»»
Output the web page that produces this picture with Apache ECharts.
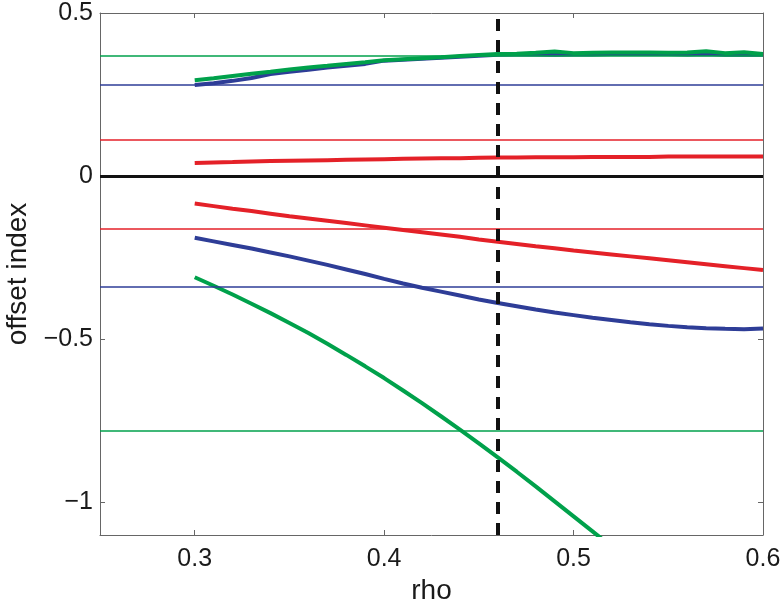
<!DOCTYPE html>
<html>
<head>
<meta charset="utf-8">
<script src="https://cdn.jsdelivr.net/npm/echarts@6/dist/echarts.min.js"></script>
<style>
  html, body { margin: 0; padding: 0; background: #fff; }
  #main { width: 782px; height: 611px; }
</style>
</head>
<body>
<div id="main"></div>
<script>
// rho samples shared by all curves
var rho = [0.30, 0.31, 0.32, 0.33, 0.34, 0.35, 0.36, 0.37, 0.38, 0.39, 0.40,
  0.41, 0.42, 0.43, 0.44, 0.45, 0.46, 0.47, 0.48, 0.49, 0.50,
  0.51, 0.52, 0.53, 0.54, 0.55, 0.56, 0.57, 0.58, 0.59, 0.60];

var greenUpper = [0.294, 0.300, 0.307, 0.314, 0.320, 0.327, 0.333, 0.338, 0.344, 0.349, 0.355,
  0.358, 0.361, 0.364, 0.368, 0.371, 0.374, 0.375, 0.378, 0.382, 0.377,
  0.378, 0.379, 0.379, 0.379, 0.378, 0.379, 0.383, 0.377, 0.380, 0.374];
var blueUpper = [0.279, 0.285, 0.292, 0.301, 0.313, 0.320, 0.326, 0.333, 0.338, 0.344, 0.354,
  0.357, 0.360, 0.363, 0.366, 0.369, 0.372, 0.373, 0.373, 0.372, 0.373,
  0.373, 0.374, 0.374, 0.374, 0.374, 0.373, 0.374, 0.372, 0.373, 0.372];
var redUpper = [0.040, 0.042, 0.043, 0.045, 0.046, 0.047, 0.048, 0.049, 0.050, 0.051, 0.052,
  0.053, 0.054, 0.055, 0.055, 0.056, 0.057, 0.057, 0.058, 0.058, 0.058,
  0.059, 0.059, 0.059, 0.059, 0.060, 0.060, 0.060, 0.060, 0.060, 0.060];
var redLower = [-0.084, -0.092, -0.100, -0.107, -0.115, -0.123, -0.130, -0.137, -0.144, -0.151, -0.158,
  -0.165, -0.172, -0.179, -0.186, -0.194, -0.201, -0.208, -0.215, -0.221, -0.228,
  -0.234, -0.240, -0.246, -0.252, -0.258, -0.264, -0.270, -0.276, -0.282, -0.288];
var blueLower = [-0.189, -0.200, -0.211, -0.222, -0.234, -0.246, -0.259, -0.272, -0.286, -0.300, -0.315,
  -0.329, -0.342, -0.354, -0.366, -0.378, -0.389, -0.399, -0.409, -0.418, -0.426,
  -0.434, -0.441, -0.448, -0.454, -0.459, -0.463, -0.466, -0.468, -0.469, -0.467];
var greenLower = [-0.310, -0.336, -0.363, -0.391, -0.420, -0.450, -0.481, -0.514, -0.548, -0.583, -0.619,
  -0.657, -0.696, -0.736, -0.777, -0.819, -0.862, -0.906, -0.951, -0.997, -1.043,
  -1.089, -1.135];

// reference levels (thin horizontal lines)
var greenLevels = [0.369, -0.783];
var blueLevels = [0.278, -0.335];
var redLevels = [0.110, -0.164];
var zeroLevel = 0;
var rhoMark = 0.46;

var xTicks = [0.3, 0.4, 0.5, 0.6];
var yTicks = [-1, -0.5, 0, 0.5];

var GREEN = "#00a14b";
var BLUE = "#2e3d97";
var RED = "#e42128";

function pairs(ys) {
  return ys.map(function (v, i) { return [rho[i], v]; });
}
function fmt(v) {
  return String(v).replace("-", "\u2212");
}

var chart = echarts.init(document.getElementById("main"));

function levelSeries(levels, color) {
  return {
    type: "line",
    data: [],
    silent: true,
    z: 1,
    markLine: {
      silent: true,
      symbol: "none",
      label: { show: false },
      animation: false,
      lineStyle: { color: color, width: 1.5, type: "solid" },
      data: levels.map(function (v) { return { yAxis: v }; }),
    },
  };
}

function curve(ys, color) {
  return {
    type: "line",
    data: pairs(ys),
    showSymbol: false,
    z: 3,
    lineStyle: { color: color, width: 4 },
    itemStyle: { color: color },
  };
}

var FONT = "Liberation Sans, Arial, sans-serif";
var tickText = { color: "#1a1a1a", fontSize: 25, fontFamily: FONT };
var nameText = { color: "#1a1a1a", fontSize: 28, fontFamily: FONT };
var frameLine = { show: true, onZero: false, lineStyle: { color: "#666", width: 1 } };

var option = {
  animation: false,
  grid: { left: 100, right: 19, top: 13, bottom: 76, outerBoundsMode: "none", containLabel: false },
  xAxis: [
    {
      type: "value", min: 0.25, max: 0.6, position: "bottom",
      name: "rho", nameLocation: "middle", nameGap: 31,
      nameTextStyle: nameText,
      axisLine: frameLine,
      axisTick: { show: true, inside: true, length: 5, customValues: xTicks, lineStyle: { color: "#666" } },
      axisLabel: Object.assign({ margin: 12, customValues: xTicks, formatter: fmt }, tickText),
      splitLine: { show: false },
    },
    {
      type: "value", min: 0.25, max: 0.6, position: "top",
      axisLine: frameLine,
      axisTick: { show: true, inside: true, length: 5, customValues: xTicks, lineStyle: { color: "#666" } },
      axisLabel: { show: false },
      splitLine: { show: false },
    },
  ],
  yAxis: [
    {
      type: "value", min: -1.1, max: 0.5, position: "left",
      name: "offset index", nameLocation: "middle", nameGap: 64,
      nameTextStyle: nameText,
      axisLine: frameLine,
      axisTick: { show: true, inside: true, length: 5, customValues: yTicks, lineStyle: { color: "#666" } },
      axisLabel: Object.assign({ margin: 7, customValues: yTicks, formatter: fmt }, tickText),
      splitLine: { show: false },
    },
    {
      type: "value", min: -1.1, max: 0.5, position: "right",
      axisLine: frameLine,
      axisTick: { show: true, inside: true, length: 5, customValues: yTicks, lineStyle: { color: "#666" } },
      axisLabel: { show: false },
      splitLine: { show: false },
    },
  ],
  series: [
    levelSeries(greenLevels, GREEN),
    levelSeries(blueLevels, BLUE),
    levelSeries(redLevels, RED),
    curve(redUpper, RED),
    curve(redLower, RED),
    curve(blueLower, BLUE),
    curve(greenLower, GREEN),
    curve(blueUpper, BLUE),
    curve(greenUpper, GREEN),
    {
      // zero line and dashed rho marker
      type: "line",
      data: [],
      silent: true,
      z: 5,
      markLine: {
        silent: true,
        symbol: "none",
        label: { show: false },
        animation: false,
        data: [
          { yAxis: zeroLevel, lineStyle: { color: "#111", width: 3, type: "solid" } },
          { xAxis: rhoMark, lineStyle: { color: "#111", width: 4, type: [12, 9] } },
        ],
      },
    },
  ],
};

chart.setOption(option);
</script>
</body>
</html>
««
»»
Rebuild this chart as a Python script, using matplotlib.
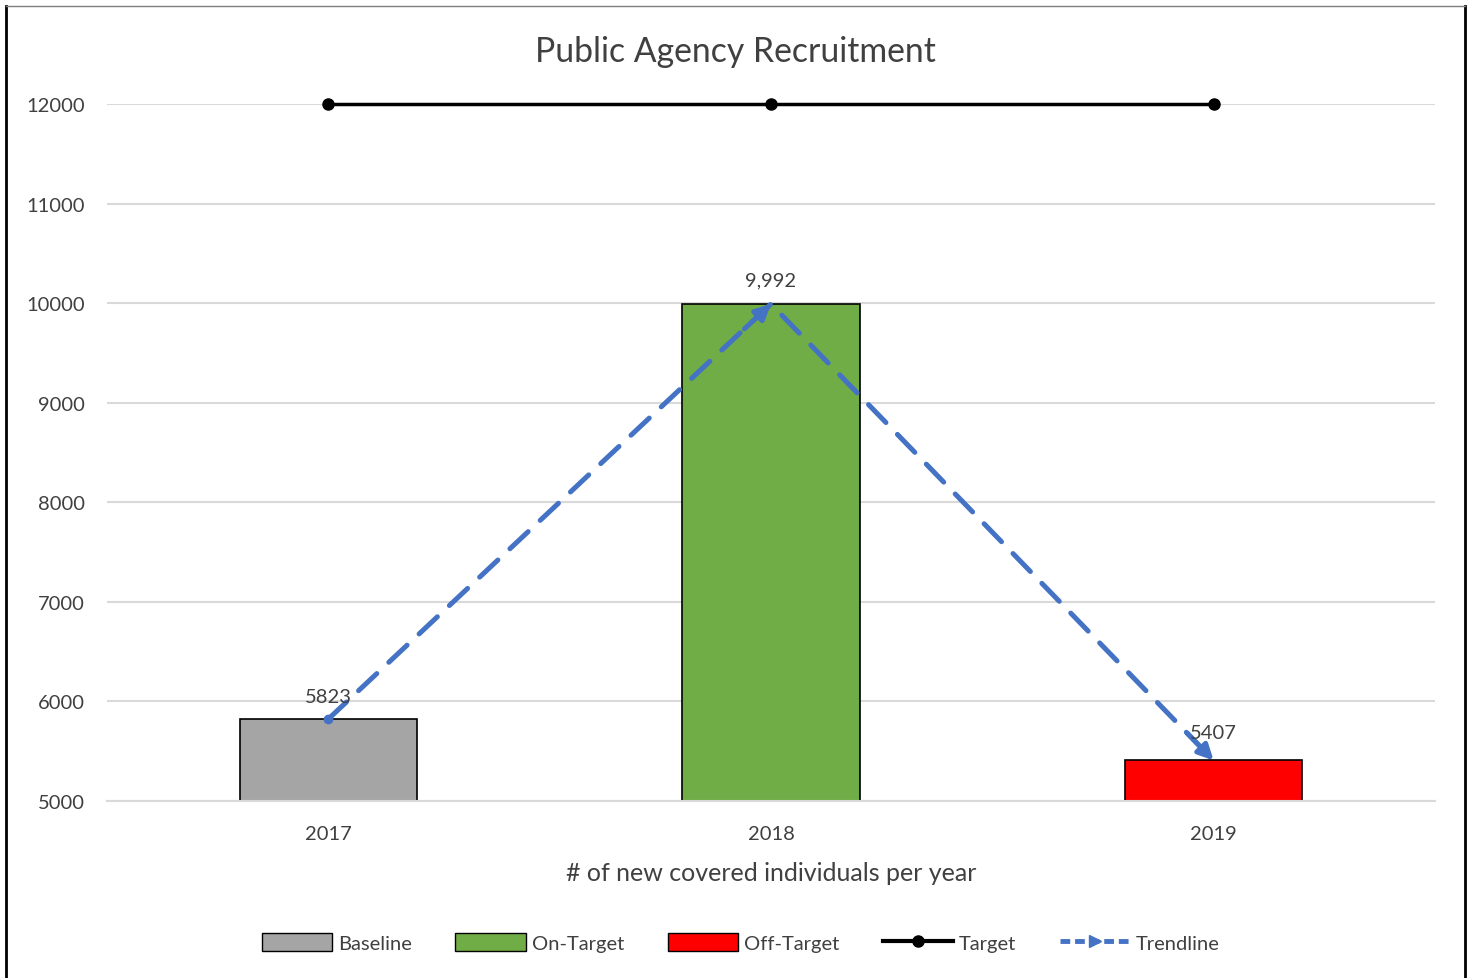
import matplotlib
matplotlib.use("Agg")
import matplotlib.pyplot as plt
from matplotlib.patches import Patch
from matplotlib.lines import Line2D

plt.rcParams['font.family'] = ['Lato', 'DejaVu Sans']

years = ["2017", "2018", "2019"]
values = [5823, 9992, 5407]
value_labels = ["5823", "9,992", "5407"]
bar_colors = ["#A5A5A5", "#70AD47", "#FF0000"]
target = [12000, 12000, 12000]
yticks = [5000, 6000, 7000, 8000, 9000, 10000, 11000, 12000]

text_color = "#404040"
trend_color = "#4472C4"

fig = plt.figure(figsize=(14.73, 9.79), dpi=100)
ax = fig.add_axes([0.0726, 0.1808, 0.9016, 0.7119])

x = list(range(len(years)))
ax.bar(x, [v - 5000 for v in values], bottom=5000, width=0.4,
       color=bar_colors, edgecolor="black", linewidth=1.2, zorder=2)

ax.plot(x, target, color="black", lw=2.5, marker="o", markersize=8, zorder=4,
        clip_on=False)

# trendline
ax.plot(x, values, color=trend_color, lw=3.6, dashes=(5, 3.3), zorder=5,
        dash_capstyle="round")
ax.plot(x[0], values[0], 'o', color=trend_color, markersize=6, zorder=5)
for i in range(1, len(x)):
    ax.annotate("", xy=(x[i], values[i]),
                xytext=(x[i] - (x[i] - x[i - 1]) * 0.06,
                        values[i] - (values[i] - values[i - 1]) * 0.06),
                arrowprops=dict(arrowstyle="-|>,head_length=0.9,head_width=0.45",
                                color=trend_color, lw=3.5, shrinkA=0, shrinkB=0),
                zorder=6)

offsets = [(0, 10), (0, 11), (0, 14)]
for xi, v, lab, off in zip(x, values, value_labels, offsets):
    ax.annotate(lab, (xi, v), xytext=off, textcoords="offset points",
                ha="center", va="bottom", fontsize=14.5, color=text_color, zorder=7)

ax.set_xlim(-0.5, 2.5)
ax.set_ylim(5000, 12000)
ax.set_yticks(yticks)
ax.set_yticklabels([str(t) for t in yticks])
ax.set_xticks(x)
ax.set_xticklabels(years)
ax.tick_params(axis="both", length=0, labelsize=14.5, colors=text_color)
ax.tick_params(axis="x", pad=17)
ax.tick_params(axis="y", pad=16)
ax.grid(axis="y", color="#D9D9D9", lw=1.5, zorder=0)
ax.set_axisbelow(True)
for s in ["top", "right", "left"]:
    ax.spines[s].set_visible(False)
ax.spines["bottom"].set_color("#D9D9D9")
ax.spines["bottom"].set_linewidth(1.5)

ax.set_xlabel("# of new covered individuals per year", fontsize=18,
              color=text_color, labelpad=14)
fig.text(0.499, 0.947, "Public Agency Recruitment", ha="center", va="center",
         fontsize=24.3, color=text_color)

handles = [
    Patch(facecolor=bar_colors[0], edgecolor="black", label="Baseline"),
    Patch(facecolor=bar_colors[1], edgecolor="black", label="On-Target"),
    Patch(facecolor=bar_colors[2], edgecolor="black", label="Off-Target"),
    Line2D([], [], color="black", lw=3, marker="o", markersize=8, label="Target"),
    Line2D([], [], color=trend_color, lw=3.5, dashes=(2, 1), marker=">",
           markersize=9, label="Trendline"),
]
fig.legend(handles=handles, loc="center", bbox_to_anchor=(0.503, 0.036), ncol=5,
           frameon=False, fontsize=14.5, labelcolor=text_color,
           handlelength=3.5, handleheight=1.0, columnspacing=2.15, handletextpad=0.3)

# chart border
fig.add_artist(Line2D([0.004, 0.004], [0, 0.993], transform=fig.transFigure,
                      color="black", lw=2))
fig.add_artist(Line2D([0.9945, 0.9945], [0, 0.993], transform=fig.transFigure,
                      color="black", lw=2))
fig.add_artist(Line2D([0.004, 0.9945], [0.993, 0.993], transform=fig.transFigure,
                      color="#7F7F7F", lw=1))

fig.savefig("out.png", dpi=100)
««
»»
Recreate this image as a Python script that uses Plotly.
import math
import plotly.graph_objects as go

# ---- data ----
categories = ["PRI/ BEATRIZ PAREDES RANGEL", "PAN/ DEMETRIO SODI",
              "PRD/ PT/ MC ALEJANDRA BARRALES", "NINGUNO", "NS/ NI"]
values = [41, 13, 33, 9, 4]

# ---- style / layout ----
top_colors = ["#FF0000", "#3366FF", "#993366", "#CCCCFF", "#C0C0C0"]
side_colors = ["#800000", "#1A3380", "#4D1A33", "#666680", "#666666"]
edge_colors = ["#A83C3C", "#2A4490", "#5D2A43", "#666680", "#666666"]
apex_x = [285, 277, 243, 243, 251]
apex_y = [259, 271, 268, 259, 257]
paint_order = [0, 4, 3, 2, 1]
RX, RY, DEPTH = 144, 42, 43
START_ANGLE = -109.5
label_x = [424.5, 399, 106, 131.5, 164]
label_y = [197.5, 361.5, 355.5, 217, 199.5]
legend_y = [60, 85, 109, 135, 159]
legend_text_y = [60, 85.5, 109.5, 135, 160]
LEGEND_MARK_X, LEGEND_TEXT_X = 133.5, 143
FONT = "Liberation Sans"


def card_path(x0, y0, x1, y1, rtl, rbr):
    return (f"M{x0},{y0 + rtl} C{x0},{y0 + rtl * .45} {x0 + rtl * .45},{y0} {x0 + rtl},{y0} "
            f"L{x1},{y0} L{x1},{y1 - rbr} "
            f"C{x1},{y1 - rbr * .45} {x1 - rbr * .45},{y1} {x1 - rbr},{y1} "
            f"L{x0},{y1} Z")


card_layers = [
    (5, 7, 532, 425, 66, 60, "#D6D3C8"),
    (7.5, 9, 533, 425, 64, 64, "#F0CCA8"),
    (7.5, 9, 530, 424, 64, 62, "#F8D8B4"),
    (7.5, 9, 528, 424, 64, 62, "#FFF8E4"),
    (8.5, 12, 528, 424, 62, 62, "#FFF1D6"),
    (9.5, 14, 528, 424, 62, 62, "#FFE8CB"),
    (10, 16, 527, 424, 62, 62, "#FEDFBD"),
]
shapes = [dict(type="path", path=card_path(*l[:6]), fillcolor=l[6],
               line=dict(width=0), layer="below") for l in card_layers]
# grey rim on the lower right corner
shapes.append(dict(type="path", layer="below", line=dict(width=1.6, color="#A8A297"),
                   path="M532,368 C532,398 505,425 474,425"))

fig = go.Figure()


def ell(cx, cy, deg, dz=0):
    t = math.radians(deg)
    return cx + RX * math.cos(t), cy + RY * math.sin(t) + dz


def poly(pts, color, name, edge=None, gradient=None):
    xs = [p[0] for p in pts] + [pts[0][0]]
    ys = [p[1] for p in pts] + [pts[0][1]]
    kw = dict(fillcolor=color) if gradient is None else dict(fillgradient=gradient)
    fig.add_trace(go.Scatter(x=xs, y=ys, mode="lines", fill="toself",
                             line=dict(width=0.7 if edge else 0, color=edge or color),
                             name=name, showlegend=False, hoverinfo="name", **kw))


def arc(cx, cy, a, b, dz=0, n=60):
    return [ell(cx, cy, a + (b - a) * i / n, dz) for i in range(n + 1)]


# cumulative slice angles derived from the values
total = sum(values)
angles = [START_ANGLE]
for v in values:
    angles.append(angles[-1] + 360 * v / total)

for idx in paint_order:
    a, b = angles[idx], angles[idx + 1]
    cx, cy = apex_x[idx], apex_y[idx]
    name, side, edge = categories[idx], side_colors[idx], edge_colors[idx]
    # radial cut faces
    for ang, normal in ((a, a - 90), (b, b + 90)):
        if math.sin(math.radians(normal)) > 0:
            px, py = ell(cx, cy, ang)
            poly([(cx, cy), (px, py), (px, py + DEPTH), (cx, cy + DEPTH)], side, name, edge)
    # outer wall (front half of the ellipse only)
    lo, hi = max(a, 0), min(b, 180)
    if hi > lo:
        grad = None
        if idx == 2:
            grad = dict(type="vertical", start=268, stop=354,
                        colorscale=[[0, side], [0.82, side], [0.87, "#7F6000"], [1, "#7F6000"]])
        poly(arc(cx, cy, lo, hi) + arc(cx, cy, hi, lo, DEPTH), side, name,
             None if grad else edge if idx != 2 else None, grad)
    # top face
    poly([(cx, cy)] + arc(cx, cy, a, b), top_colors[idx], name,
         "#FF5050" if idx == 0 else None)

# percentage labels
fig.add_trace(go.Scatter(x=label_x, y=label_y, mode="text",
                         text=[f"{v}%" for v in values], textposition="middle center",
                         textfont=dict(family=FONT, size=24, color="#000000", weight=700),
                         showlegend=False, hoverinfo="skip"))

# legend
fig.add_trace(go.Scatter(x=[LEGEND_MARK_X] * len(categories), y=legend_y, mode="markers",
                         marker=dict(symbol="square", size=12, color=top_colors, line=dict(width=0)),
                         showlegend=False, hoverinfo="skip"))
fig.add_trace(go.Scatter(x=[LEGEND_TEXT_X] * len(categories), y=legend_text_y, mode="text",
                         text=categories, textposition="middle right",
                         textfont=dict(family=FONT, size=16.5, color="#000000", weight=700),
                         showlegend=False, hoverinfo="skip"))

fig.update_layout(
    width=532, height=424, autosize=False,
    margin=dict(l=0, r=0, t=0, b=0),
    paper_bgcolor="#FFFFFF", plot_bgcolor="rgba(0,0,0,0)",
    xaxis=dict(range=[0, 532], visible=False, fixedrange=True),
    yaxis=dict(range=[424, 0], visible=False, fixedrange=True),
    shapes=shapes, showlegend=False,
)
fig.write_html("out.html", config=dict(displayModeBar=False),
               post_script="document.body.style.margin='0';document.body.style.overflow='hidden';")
««
WHAT THE TASK REQUIRES: Exactly as they appear, write out the lines from the one containing "Output the web" down to the one containing "0.51, 0.52, 0.53, 0.54, 0.55, 0.56, 0.57, 0.58, 0.59, 0.60];", both included. Pictures are left out.

REPLY:
Output the web page that produces this picture with Apache ECharts.
<!DOCTYPE html>
<html>
<head>
<meta charset="utf-8">
<script src="https://cdn.jsdelivr.net/npm/echarts@6/dist/echarts.min.js"></script>
<style>
  html, body { margin: 0; padding: 0; background: #fff; }
  #main { width: 782px; height: 611px; }
</style>
</head>
<body>
<div id="main"></div>
<script>
// rho samples shared by all curves
var rho = [0.30, 0.31, 0.32, 0.33, 0.34, 0.35, 0.36, 0.37, 0.38, 0.39, 0.40,
  0.41, 0.42, 0.43, 0.44, 0.45, 0.46, 0.47, 0.48, 0.49, 0.50,
  0.51, 0.52, 0.53, 0.54, 0.55, 0.56, 0.57, 0.58, 0.59, 0.60];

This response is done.